CONTRIBUTO de Filipe de Oliveira Casqueiro e Miguel Dias Mesquita, advogados na SRS Legal.
Com entrada em vigor em 20 de maio de 2024, o Regulamento (UE) 2024/1183 vem alterar o anterior Regulamento eIDAS de 2014 relativo à identificação eletrónica e aos serviços de confiança para as transações eletrónicas no mercado interno, concretizando-se, assim, o projeto de criação de uma carteira europeia de identidade digital.
A iniciativa da União Europeia representa uma clara mudança de paradigma no que diz respeito à identificação das pessoas no Mercado Único. Isto porque a carteira europeia de identidade digital deverá agregar um conjunto alargado de dados pessoais, incluindo qualificações académicas e atributos pessoais, permitindo aos utentes (pessoa singular ou coletiva) armazenar, gerir e validar de forma segura dados de identificação pessoal e certificados eletrónicos de atributos. Assim, os cidadãos europeus terão um maior controlo dos seus dados de identificação quando circulam no espaço europeu.

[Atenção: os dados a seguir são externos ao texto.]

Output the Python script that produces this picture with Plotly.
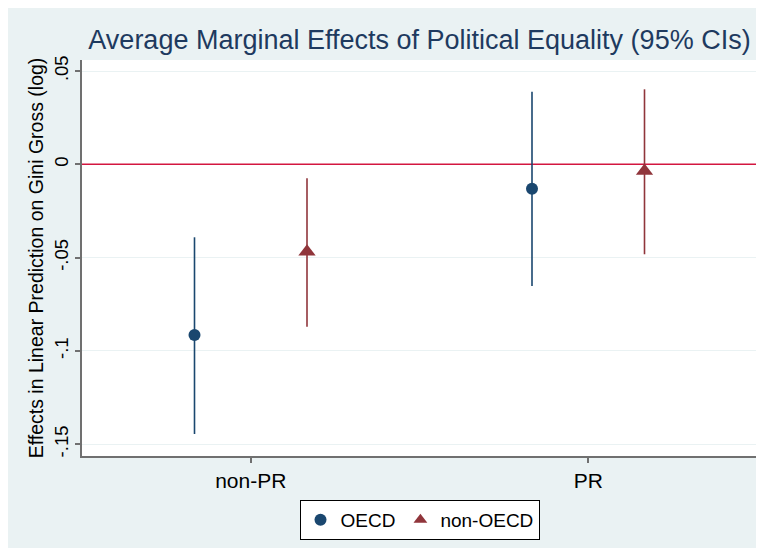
import plotly.graph_objects as go

categories = ["non-PR", "PR"]
series_names = ["OECD", "non-OECD"]
oecd_est = [-0.0915, -0.0131]
oecd_lo = [-0.1445, -0.0652]
oecd_hi = [-0.0391, 0.0389]
nonoecd_est = [-0.0468, -0.0036]
nonoecd_lo = [-0.0870, -0.0482]
nonoecd_hi = [-0.0075, 0.0402]
ytick_vals = [0.05, 0, -0.05, -0.1, -0.15]
ytick_text = [".05", "0", "-.05", "-.1", "-.15"]
ref_value = 0

FONT = "Liberation Sans, Arial, sans-serif"
BG = "#eaf2f3"
C1 = "#1a476f"
C2 = "#90353b"
XR = [0.5, 2.5]
offset = 1 / 6
base = [i + 1 for i in range(len(categories))]

# page body has an 8px margin, so the figure is sized/offset to compensate
W, H = 756, 548

fig = go.Figure()

# zero reference line (drawn first, under the markers)
fig.add_trace(go.Scatter(x=XR, y=[ref_value, ref_value], mode="lines",
                         line=dict(color="#d31640", width=1.6),
                         showlegend=False, hoverinfo="skip"))

def add_series(name, est, lo, hi, color, symbol, size, off):
    fig.add_trace(go.Scatter(
        x=[b + off for b in base], y=est, mode="markers", name=name,
        marker=dict(color=color, symbol=symbol, size=size, line=dict(width=0)),
        error_y=dict(type="data", symmetric=False,
                     array=[h - e for h, e in zip(hi, est)],
                     arrayminus=[e - l for e, l in zip(est, lo)],
                     color=color, thickness=1.6, width=0),
    ))

add_series(series_names[0], oecd_est, oecd_lo, oecd_hi, C1, "circle", 12, -offset)
add_series(series_names[1], nonoecd_est, nonoecd_lo, nonoecd_hi, C2, "triangle-up", 15, offset)

# background graph region (light blue) and white plot region
fig.add_shape(type="rect", xref="paper", yref="paper", x0=-0.111, x1=1.0044, y0=-0.2323, y1=1.1389,
              fillcolor=BG, line=dict(width=0), layer="below")
fig.add_shape(type="rect", xref="paper", yref="paper", x0=0, x1=1, y0=0, y1=1,
              fillcolor="white", line=dict(width=0), layer="below")

fig.update_layout(
    width=W, height=H,
    margin=dict(l=74, r=7, t=52, b=100, autoexpand=False),
    paper_bgcolor="white", plot_bgcolor="white",
    font=dict(family=FONT, color="black"),
    title=dict(text="Average Marginal Effects of Political Equality (95% CIs)",
               x=0.5, xref="paper", xanchor="center", y=1 - 32 / H, yanchor="middle",
               font=dict(size=27, color="#1e3a5f", family=FONT)),
    showlegend=True,
    legend=dict(orientation="h", x=0.5, xanchor="center", y=-0.1616, yanchor="middle",
                bgcolor="white", bordercolor="black", borderwidth=1,
                font=dict(size=19, color="black"), itemsizing="constant"),
    xaxis=dict(range=XR, tickvals=base, ticktext=categories,
               showgrid=False, zeroline=False, showline=True, linecolor="#707070", linewidth=1.5,
               ticks="outside", ticklen=5, tickcolor="#707070", tickwidth=1.5,
               tickfont=dict(size=21, color="black"), mirror=False),
    yaxis=dict(range=[-0.1563, 0.0559], tickvals=ytick_vals, ticktext=ytick_text,
               tickangle=-90, showgrid=True, gridcolor=BG, gridwidth=1, zeroline=False,
               showline=True, linecolor="#707070", linewidth=1.5,
               ticks="outside", ticklen=5, tickcolor="#707070", tickwidth=1.5,
               tickfont=dict(size=18.5, color="black"),
               title=dict(text="Effects in Linear Prediction on Gini Gross (log)",
                          font=dict(size=19.5, color="black"), standoff=2)),
)

fig.write_html("out.html")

Apesar do seu potencial de aplicação transversal, as vantagens deste novo sistema são particularmente interessantes para o setor financeiro.
Diversas vantagens
A avaliação de impacto que acompanhou a proposta da Comissão Europeia dá conta de que os custos operacionais com os processos de identificação no setor financeiro são consideravelmente reduzidos com a aplicação deste novo sistema, traduzindo-se numa poupança anual que poderá ascender a 1.360 milhões de euros.
A redução dos custos justifica-se pela simplificação e aceleração dos processos de registo e avaliação de novos clientes (onbording e customer due diligence), evitando-se a verificação manual de documentos. Na perspetiva do cliente, este processo torna a sua experiência substancialmente mais fluída e satisfatória, já que reduz a complexidade burocrática na preparação dos processos de identificação perante as instituições financeiras.
A implementação deste sistema concede ainda às instituições financeiras um caminho mais eficaz na manutenção da conformidade com as regulamentações europeias, incluindo o Regulamento Geral sobre Proteção de Dados (vulgo RGPD), as diretrizes de conhecimento do cliente (KYC - Know Your Customer), a prevenção de branqueamento de capitais (AML - Anti-Money Laundering), entre outras aplicáveis ao setor financeiro. Esta vantagem do sistema ao nível de cumprimento de obrigações legais é potenciada pelo quadro de uniformização oferecido pela carteira, que está alinhado com as normas de privacidade e segurança da União Europeia.
A já referida avaliação de impacto prevê que os encargos causados pela criminalidade digital (nomeadamente, a apropriação indevida de identidade e a fraude online), serão substancialmente reduzidos com a carteira digital, na ordem de entre 850 milhões e os 1.400 milhões de euros.
Ao utilizar um sistema digital unificado para a verificação de identidade, emitido e verificado por prestadores de serviço de confiança, a autenticidade dos utilizadores é assegurada, o que reduz o risco de fraudes, minimiza o risco de perdas financeiras e riscos associados à atividade financeira.
A par das vantagens relacionadas com a diminuição de custos, a carteira digital facilitará as transações e interações transfronteiriças, ao oferecer um meio de identificação reconhecido e confiável em todos os estados-membros, potenciando a expansão dos serviços das instituições financeiras além-fronteiras.
Não menos importantes são as vantagens ambientais deste sistema. A não utilização de papel (go-paperless) e a redução da pegada de carbono associada aumentam os índices de sustentabilidade empresarial, contribuindo para a estratégia ESG das organizações.
Em resumo, a Carteira Europeia de Identidade Digital tem o potencial de transformar o setor financeiro europeu, tornando-o mais integrado, seguro e eficiente para o cliente e para as instituições financeiras.